- [TASK GOAL]:
Your copy should hold exactly the lines from the one containing "Generate a LaTeX" to the one containing "node at (47,487)[nutrient]", inclusive, with no pictures.

- [INFORMATION SHOWN]:
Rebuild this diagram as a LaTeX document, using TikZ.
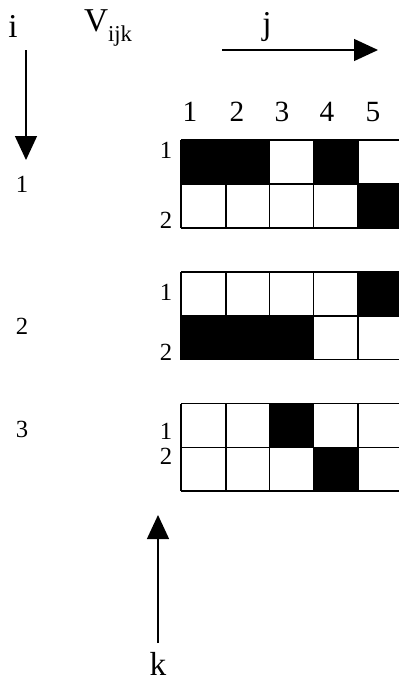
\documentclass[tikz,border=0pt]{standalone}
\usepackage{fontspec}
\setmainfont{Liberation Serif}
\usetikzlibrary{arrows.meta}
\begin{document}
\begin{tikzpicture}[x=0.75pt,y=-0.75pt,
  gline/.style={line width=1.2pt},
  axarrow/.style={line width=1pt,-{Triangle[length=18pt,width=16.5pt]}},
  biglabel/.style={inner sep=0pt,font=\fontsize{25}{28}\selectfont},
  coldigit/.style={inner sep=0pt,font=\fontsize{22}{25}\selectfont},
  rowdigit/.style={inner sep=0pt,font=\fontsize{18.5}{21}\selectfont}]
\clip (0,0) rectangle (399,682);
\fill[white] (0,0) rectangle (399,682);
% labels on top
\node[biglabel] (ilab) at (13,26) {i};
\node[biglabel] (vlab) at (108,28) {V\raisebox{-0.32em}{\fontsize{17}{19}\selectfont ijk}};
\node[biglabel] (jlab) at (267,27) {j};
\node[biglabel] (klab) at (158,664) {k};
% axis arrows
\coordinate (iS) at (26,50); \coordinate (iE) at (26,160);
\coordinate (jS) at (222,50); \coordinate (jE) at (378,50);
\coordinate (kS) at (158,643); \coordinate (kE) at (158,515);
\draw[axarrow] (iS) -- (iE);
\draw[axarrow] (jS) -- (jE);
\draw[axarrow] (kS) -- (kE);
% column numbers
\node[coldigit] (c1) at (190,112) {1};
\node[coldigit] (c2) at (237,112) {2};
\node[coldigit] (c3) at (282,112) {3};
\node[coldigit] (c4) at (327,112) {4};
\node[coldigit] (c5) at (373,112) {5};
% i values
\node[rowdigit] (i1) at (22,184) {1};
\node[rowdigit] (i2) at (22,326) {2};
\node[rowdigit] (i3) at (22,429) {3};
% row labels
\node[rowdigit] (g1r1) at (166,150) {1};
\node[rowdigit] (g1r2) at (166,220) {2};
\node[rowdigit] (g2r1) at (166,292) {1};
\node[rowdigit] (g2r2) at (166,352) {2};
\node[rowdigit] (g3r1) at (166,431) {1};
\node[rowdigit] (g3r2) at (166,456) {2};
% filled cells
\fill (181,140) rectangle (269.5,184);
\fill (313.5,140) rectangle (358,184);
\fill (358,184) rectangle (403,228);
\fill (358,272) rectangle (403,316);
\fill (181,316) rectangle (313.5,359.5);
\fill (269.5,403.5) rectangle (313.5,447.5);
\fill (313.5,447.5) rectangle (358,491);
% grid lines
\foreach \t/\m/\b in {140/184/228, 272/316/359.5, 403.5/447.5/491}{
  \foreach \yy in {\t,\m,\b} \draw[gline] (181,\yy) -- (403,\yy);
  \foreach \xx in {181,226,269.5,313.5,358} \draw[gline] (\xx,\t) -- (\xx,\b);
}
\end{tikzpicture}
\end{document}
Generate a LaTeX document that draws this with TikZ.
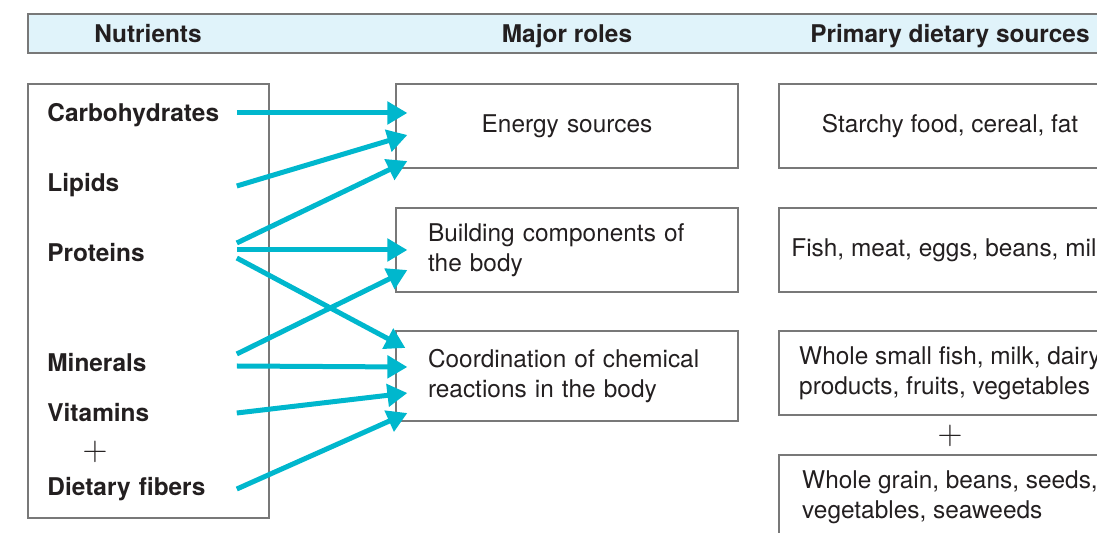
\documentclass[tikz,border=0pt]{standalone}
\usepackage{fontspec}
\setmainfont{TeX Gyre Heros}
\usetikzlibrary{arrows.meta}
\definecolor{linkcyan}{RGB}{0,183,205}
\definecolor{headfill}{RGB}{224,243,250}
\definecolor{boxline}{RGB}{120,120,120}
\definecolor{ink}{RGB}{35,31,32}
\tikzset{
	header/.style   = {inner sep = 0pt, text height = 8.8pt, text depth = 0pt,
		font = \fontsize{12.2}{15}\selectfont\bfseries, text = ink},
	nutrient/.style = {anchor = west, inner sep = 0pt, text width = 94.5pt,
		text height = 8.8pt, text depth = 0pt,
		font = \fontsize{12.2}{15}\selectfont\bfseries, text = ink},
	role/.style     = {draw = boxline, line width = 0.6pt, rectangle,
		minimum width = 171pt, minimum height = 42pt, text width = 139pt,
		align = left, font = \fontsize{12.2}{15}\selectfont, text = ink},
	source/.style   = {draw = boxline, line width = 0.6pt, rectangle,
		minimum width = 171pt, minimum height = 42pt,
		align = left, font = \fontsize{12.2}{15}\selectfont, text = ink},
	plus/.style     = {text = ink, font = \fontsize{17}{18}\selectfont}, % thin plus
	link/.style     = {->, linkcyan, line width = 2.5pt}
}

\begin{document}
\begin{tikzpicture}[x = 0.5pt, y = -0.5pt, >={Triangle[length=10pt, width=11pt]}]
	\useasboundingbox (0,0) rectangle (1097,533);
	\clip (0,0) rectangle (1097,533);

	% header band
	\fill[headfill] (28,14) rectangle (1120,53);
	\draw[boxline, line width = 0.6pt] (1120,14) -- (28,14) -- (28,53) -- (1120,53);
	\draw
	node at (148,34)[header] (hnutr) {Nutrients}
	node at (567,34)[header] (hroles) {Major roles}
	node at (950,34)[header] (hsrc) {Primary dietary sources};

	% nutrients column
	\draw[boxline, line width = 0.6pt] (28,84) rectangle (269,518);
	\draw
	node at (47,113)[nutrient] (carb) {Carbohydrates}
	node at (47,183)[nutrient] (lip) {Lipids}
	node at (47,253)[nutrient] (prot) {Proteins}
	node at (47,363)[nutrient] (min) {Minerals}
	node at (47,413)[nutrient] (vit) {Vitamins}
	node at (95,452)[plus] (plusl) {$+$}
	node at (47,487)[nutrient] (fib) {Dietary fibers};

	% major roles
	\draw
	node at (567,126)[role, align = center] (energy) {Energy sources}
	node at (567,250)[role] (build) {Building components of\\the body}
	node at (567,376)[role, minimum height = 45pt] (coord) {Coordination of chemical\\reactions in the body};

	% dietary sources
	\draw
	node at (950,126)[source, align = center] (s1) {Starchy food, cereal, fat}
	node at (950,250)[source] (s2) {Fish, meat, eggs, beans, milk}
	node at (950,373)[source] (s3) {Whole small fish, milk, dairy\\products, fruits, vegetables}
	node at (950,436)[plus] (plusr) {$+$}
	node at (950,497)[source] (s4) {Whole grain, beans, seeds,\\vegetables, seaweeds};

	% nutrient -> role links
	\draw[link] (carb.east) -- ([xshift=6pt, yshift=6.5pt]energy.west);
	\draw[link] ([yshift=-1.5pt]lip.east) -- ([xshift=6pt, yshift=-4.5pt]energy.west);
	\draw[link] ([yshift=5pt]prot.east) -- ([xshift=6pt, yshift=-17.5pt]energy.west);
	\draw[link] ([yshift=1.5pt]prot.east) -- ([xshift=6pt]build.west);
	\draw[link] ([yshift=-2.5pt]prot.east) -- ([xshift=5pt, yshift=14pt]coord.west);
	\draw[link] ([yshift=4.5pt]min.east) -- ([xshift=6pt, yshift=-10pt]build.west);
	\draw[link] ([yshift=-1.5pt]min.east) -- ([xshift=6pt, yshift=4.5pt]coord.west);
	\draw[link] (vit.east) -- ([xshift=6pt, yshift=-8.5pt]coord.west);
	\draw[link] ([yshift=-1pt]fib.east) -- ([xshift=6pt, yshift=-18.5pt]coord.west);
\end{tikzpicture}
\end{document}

---

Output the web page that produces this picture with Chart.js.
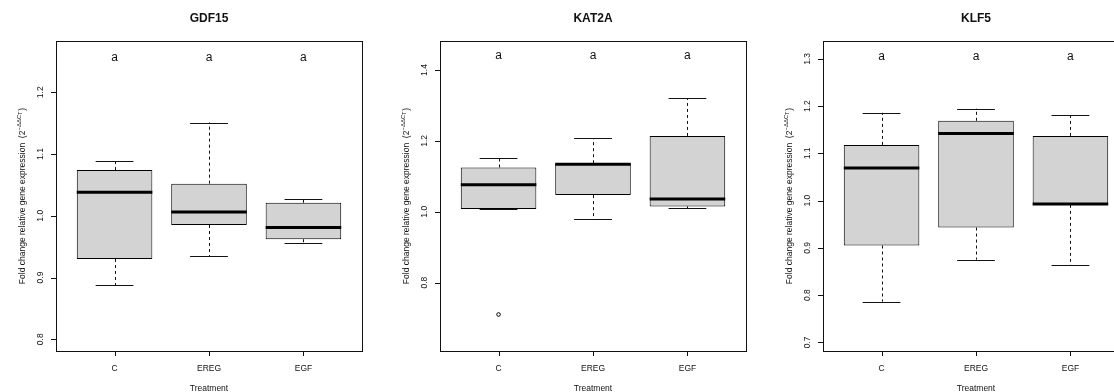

- [OUTPUT OF THE EXERCISE]:
Generate a LaTeX document that draws this with TikZ.
\documentclass[tikz,border=0pt]{standalone}
\usepackage{fontspec}
\setmainfont{TeX Gyre Heros}
\usetikzlibrary{arrows.meta}
\definecolor{linkcyan}{RGB}{0,183,205}
\definecolor{headfill}{RGB}{224,243,250}
\definecolor{boxline}{RGB}{120,120,120}
\definecolor{ink}{RGB}{35,31,32}
\tikzset{
	header/.style   = {inner sep = 0pt, text height = 8.8pt, text depth = 0pt,
		font = \fontsize{12.2}{15}\selectfont\bfseries, text = ink},
	nutrient/.style = {anchor = west, inner sep = 0pt, text width = 94.5pt,
		text height = 8.8pt, text depth = 0pt,
		font = \fontsize{12.2}{15}\selectfont\bfseries, text = ink},
	role/.style     = {draw = boxline, line width = 0.6pt, rectangle,
		minimum width = 171pt, minimum height = 42pt, text width = 139pt,
		align = left, font = \fontsize{12.2}{15}\selectfont, text = ink},
	source/.style   = {draw = boxline, line width = 0.6pt, rectangle,
		minimum width = 171pt, minimum height = 42pt,
		align = left, font = \fontsize{12.2}{15}\selectfont, text = ink},
	plus/.style     = {text = ink, font = \fontsize{17}{18}\selectfont}, % thin plus
	link/.style     = {->, linkcyan, line width = 2.5pt}
}

\begin{document}
\begin{tikzpicture}[x = 0.5pt, y = -0.5pt, >={Triangle[length=10pt, width=11pt]}]
	\useasboundingbox (0,0) rectangle (1097,533);
	\clip (0,0) rectangle (1097,533);

	% header band
	\fill[headfill] (28,14) rectangle (1120,53);
	\draw[boxline, line width = 0.6pt] (1120,14) -- (28,14) -- (28,53) -- (1120,53);
	\draw
	node at (148,34)[header] (hnutr) {Nutrients}
	node at (567,34)[header] (hroles) {Major roles}
	node at (950,34)[header] (hsrc) {Primary dietary sources};

	% nutrients column
	\draw[boxline, line width = 0.6pt] (28,84) rectangle (269,518);
	\draw
	node at (47,113)[nutrient] (carb) {Carbohydrates}
	node at (47,183)[nutrient] (lip) {Lipids}
	node at (47,253)[nutrient] (prot) {Proteins}
	node at (47,363)[nutrient] (min) {Minerals}
	node at (47,413)[nutrient] (vit) {Vitamins}
	node at (95,452)[plus] (plusl) {$+$}
	node at (47,487)[nutrient] (fib) {Dietary fibers};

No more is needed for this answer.